Wow, all we will need to build is a few new architecturally “cutting-edge” –- and know that “cutting-edge” is the expected standard now –- sports venues, not to say anything about a huge Olympic Village complex –- presumably in the city (but where?). Furthermore, since there is serious talk about replacing RFK Stadium with a new one in the very near future, we would expect that by 2024 it would be deemed obsolete and need to be yet again replaced.

According to Smith College Professor Andrew Zimbalist, whose specialty is the study of the financial impact of major sporting events, in a recent article published by Yahoo Finance, he noted that past experience shows that hosting the Olympics does not generally promote economic development: “At the end of the day, the main benefit to be had seems to be a feel-good experience that the people in the host city or the host country have. . . . But that’s a fleeting experience, not something that endures.”
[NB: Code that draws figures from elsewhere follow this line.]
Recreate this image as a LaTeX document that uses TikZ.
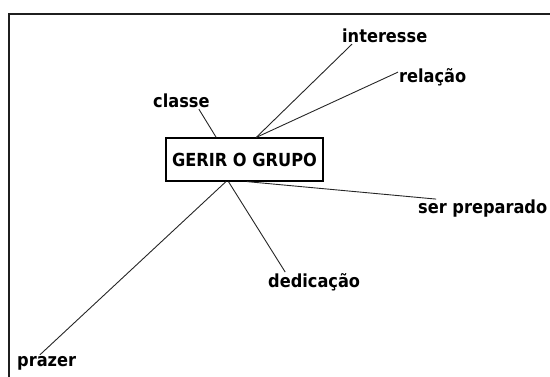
\documentclass[tikz,border=0pt]{standalone}
\usepackage{fontspec}
\setmainfont{DejaVu Sans Condensed}
\usepackage{tikz}

\tikzset{
  word/.style={font=\bfseries\fontsize{18}{20}\selectfont, inner sep=1pt, anchor=west},
  tie/.style={draw=black!85, line width=0.9pt},
}

\begin{document}
\begin{tikzpicture}[x=1pt, y=-1pt]
    \useasboundingbox (0, 0) rectangle (550, 376);
    % frame, only top and left show
    \path[draw, line width=2.6pt, black!88] (9, 377) -- (9, 14) -- (551, 14);

    \node[draw, line width=1.2pt, minimum width=157pt, minimum height=43pt,
          font=\bfseries\fontsize{18}{20}\selectfont] (grupo) at (244.5, 159.5) {GERIR O GRUPO};

    \node[word] (interesse) at (341, 36) {interesse};
    \node[word] (relacao) at (398, 77) {relação};
    \node[word] (classe) at (152, 101) {classe};
    \node[word] (serprep) at (417, 209) {ser preparado};
    \node[word] (dedicacao) at (267, 282) {dedicação};
    \node[word] (prazer) at (16, 363) {prazer};

    \path[tie] (grupo.62) -- (interesse.194);
    \path[tie] (grupo.62) -- (relacao.172);
    \path[tie] (grupo.142) -- (classe.-25);
    \path[tie] (grupo.-84) -- (serprep.168);
    \path[tie] (grupo.-126) -- (dedicacao.161);
    \path[tie] (grupo.-130) -- (prazer.130);
\end{tikzpicture}
\end{document}
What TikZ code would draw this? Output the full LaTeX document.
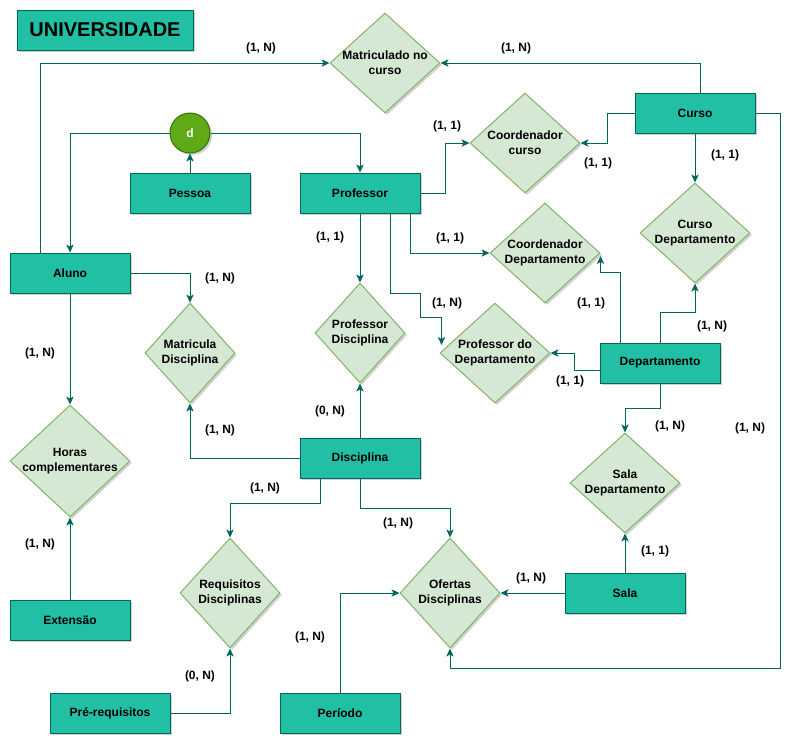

On the other hand, as reported in the same Yahoo Finance article, Greek economist Theodore Krintas, referring to the Athens games, stated that “[t]he Olympics were very important in increasing the brand awareness . . . of Greece.” The same rationale was also bandied about in connection with the Atlanta games several years ago; but for Atlanta that was undoubtedly a credible rationale since its “brand” was virtually unknown outside of the U.S. –- and probably not particularly known even in the U.S. But the same can hardly be said for our city; after all, we are the “capital of the free world”! Even Ramsey’s quote about Washington being “an unbelievably international city” pretty much confirms that he can’t make the Atlanta pitch to help sell us on why it will be to our benefit to spend ourselves into the proverbial “poor house.” We were there not so long ago; let’s not set our sights on a return.